# Animal husbandry



## Rose n Poos (Sep 22, 2017)

Still, a testament to your mutual acceptance and growing love!


----------



## Streetcar (Apr 13, 2014)

A milestone in your journey - Ida Lou partnered with you to solve a problem. Your shared love is evident ❤.


----------



## PowersPup (Aug 28, 2020)

I think it's wonderful that she trusted you to shave her tummy! That is a huge statement of her confidence in you!


----------



## twyla (Apr 28, 2010)

I think it helped I used the trimmers that are quiet and have minimal vibration.. 
I purchased a shedding loop and small shedding rake today, so hopefully I can avoid this happening again.


----------



## twyla (Apr 28, 2010)

P.S. I picked up cat treats today because there were instantly more mats on her inner thighs, shaved that as well.
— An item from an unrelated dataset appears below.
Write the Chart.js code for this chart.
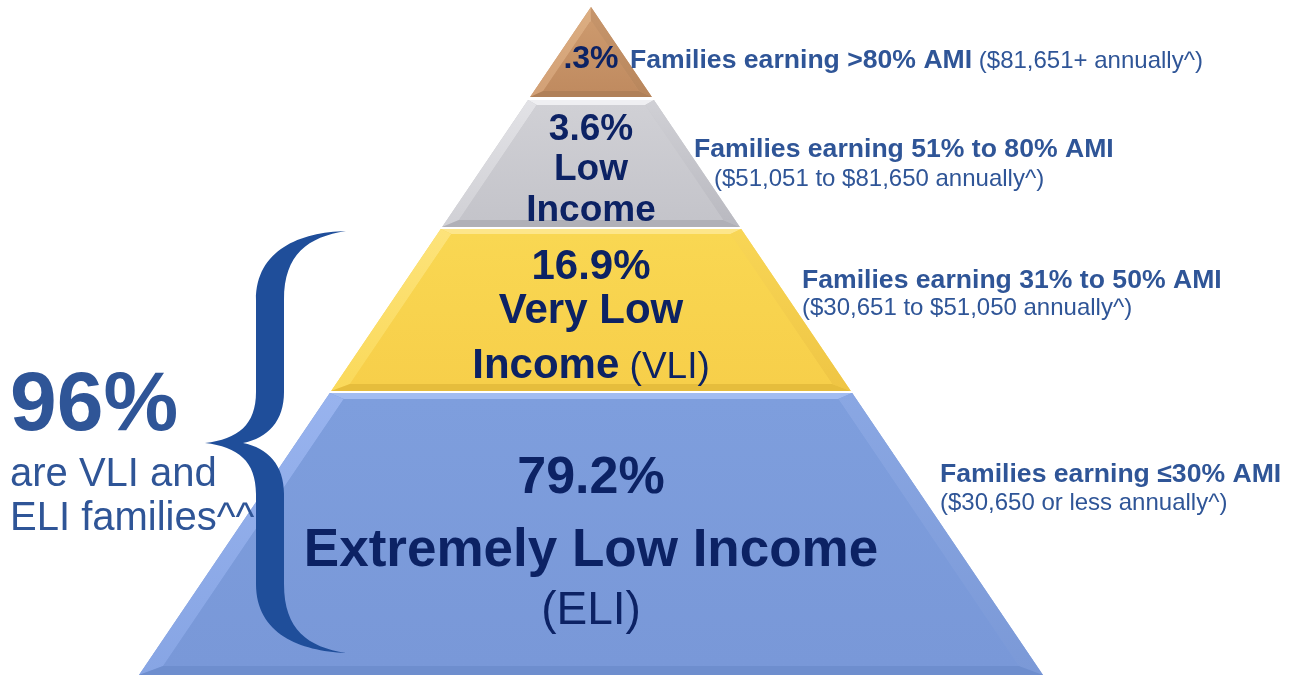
<!DOCTYPE html>
<html><head><meta charset="utf-8">
<script src="https://cdn.jsdelivr.net/npm/chart.js@4.4.1/dist/chart.umd.min.js"></script>
<style>html,body{margin:0;padding:0;background:#fff;overflow:hidden}#wrap{width:1293px;height:675px;position:relative}</style>
</head><body><div id="wrap"><canvas id="c" width="1293" height="675"></canvas></div>
<script>
// ---------- data ----------
const tierKeys = ['above80', 'low', 'veryLow', 'extremelyLow'];
const tierShares = [0.3, 3.6, 16.9, 79.2];
const shareLabels = ['.3%', '3.6%', '16.9%', '79.2%'];
const tierNameLines = [[], ['Low', 'Income'], ['Very Low', 'Income'], ['Extremely Low Income']];
const tierAbbr = ['', '', '(VLI)', '(ELI)'];
const calloutPrefix = 'Families earning ';
const amiRanges = ['>80% AMI', '51% to 80% AMI', '31% to 50% AMI', '\u226430% AMI'];
const incomeRanges = ['($81,651+ annually^)', '($51,051 to $81,650 annually^)', '($30,651 to $51,050 annually^)', '($30,650 or less annually^)'];
const summaryLines = ['are VLI and', 'ELI families^^'];
const summaryShare = Math.round(tierShares[2] + tierShares[3]) + '%';

// ---------- layout / style ----------
const FONT = '"Liberation Sans", Arial, Helvetica, sans-serif';
const NAVY = '#0c2264';
const BLUE_TXT = '#2f5597';
const BRACE = '#1f4e9a';
const L = {
  apexX: 591, apexY: 7, baseY: 675, baseHalf: 452,
  tierTop: [7, 100, 229, 393],
  tierBottom: [97, 227, 391, 675],
  bevTop: [0, 5, 5, 6],
  bevSide: [9, 12, 14, 18],
  bevBot: [6, 7, 7, 9]
};
const tierColors = [
  {base:'#c8946a', top:'#ddb088', l0:'#dcae82', l1:'#d2a076', r0:'#c7966c', r1:'#b8865c', bottom:'#b08058', f0:'#cc996d', f1:'#c08b60'},
  {base:'#c6c6cb', top:'#efeff2', l0:'#e2e2e6', l1:'#d0d0d5', r0:'#d0d0d5', r1:'#b9b9c0', bottom:'#b0b0b7', f0:'#d0d0d5', f1:'#c4c4ca'},
  {base:'#f8d24f', top:'#fde68a', l0:'#fde37a', l1:'#fad95a', r0:'#f8d656', r1:'#efc544', bottom:'#e6bd3c', f0:'#f9d752', f1:'#f7cf4a'},
  {base:'#7b9bdb', top:'#a2bcf1', l0:'#98b3ee', l1:'#87a5e4', r0:'#8aa7e3', r1:'#7b99d7', bottom:'#6e8ece', f0:'#7e9edd', f1:'#7998d8'}
];

function halfW(y){ return L.baseHalf * (y - L.apexY) / (L.baseY - L.apexY); }
function tierGeometry(i){
  const t = L.tierTop[i], b = L.tierBottom[i], ax = L.apexX;
  const bs = L.bevSide[i];
  let ti = t + L.bevTop[i];
  const minTop = L.apexY + bs * (L.baseY - L.apexY) / L.baseHalf * 1.1;
  if (ti < minTop) ti = minTop;
  const bi = b - L.bevBot[i];
  const TL=[ax-halfW(t),t], TR=[ax+halfW(t),t], BR=[ax+halfW(b),b], BL=[ax-halfW(b),b];
  const tl=[ax-halfW(ti)+bs,ti], tr=[ax+halfW(ti)-bs,ti], br=[ax+halfW(bi)-bs,bi], bl=[ax-halfW(bi)+bs,bi];
  return {TL,TR,BR,BL,tl,tr,br,bl,t,b,ti,bi};
}
function poly(pts){ return pts.concat([pts[0]]).map(p => ({x:p[0], y:p[1]})); }
function gradFill(c0, c1, y0, y1){
  return (ctx) => {
    const ch = ctx.chart;
    if (!ch.chartArea || !ch.scales.y) return c0;
    const g = ch.ctx.createLinearGradient(0, ch.scales.y.getPixelForValue(y0), 0, ch.scales.y.getPixelForValue(y1));
    g.addColorStop(0, c0); g.addColorStop(1, c1);
    return g;
  };
}
const datasets = [];
tierKeys.forEach((key, i) => {
  const g = tierGeometry(i), c = tierColors[i];
  const faces = [
    ['outer', [g.TL,g.TR,g.BR,g.BL], c.base],
    ['top', [g.TL,g.TR,g.tr,g.tl], c.top],
    ['left', [g.TL,g.tl,g.bl,g.BL], gradFill(c.l0, c.l1, g.t, g.b)],
    ['right', [g.TR,g.BR,g.br,g.tr], gradFill(c.r0, c.r1, g.t, g.b)],
    ['bottom', [g.BL,g.bl,g.br,g.BR], c.bottom],
    ['face', [g.tl,g.tr,g.br,g.bl], gradFill(c.f0, c.f1, g.ti, g.bi)]
  ];
  faces.forEach(([name, pts, col]) => {
    datasets.push({label: key + '-' + name, data: poly(pts), fill: 'shape', backgroundColor: col,
      borderColor: 'rgba(0,0,0,0)', borderWidth: 0, pointRadius: 0, tension: 0});
  });
});
// the filler paints the last dataset first, so reverse to keep outer shapes underneath
datasets.reverse();

// ---------- text & brace plugin ----------
function runs(ctx, parts, x, y, align){
  let w = 0;
  parts.forEach(p => { ctx.font = p.font; w += ctx.measureText(p.text).width; });
  let cx = align === 'center' ? x - w/2 : x;
  ctx.textAlign = 'left'; ctx.textBaseline = 'alphabetic';
  parts.forEach(p => { ctx.font = p.font; ctx.fillStyle = p.color; ctx.fillText(p.text, cx, y); cx += ctx.measureText(p.text).width; });
}
const labelLayout = [
  {lines:[{y:68, size:32}]},
  {lines:[{y:140,size:37},{y:180,size:37},{y:221,size:37}]},
  {lines:[{y:279,size:42},{y:323,size:42},{y:378,size:42}], abbrSize:37},
  {lines:[{y:493,size:52},{y:566,size:53},{y:624,size:46}], abbrOwnLine:true}
];
const calloutLayout = [
  {x:630, y:68, x2:null, y2:null},
  {x:694, y:157, x2:714, y2:186},
  {x:802, y:288, x2:802, y2:315},
  {x:940, y:482, x2:940, y2:510}
];
const pyramidText = {
  id: 'pyramidText',
  afterDatasetsDraw(chart){
    const ctx = chart.ctx, sx = chart.scales.x, sy = chart.scales.y;
    const X = v => sx.getPixelForValue(v), Y = v => sy.getPixelForValue(v);
    ctx.save();
    // tier labels
    tierKeys.forEach((k, i) => {
      const lay = labelLayout[i];
      const lines = [];
      lines.push([{text: shareLabels[i], bold:true}]);
      const names = tierNameLines[i];
      names.forEach((n, j) => {
        const parts = [{text:n, bold:true}];
        if (tierAbbr[i] && !lay.abbrOwnLine && j === names.length - 1) parts.push({text:' ' + tierAbbr[i], bold:false, size: lay.abbrSize});
        lines.push(parts);
      });
      if (tierAbbr[i] && lay.abbrOwnLine) lines.push([{text: tierAbbr[i], bold:false}]);
      lines.forEach((parts, j) => {
        const ln = lay.lines[j];
        runs(ctx, parts.map(p => ({text:p.text, color: NAVY,
          font: (p.bold ? 'bold ' : '') + (p.size || ln.size) + 'px ' + FONT})), X(L.apexX), Y(ln.y), 'center');
      });
    });
    // callouts
    tierKeys.forEach((k, i) => {
      const c = calloutLayout[i];
      const bold = {text: calloutPrefix + amiRanges[i], font: 'bold 26.6px ' + FONT, color: BLUE_TXT};
      const reg = {text: incomeRanges[i], font: '24px ' + FONT, color: BLUE_TXT};
      if (c.x2 === null) runs(ctx, [bold, {text:' ', font:'24px '+FONT, color:BLUE_TXT}, reg], X(c.x), Y(c.y), 'left');
      else { runs(ctx, [bold], X(c.x), Y(c.y), 'left'); runs(ctx, [reg], X(c.x2), Y(c.y2), 'left'); }
    });
    // brace
    const P = (x, y) => [X(x), Y(y)];
    ctx.beginPath();
    ctx.moveTo(...P(346,231));
    ctx.bezierCurveTo(...P(300,232), ...P(256,250), ...P(256,300));
    ctx.lineTo(...P(256,392));
    ctx.bezierCurveTo(...P(256,425), ...P(238,439), ...P(205,443));
    ctx.bezierCurveTo(...P(238,447), ...P(256,461), ...P(256,494));
    ctx.lineTo(...P(256,584));
    ctx.bezierCurveTo(...P(256,634), ...P(300,651), ...P(346,653));
    ctx.bezierCurveTo(...P(308,647), ...P(284,630), ...P(284,584));
    ctx.lineTo(...P(284,494));
    ctx.bezierCurveTo(...P(284,465), ...P(268,448), ...P(243,443));
    ctx.bezierCurveTo(...P(268,438), ...P(284,421), ...P(284,392));
    ctx.lineTo(...P(284,300));
    ctx.bezierCurveTo(...P(284,254), ...P(308,237), ...P(346,231));
    ctx.closePath();
    ctx.fillStyle = BRACE; ctx.fill();
    // summary
    runs(ctx, [{text: summaryShare, font: 'bold 84px ' + FONT, color: BLUE_TXT}], X(10), Y(430), 'left');
    runs(ctx, [{text: summaryLines[0], font: '40px ' + FONT, color: BLUE_TXT}], X(10), Y(486), 'left');
    runs(ctx, [{text: summaryLines[1], font: '40px ' + FONT, color: BLUE_TXT}], X(10), Y(530), 'left');
    ctx.restore();
  }
};

new Chart(document.getElementById('c'), {
  type: 'line',
  data: { datasets },
  options: {
    responsive: false, animation: false, events: [],
    layout: { padding: 0 },
    plugins: { legend: {display:false}, tooltip: {enabled:false}, title: {display:false} },
    scales: {
      x: { type: 'linear', min: 0, max: 1293, display: false },
      y: { type: 'linear', min: 0, max: 675, reverse: true, display: false }
    }
  },
  plugins: [pyramidText]
});
</script></body></html>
Best to start fresh.
So Ida got treats when we finished again, sneaky suspicion that this will be a thing trying to keep it on the less traumatic side, it's all in the bikini area if you know what I mean.
Back in the day.
long before I had poodles
I used to shave down my old Tom cat, he was super good about it too, wasn't pretty but he was mat free for the sunmer.


----------



## twyla (Apr 28, 2010)

Managed to get all the mats, IdaLou has been mat free for the last few days so yippee, been brushing her out


----------



## twyla (Apr 28, 2010)

This thing is amazing, desheds and doesn't pull on the fur
IdaLou approved


----------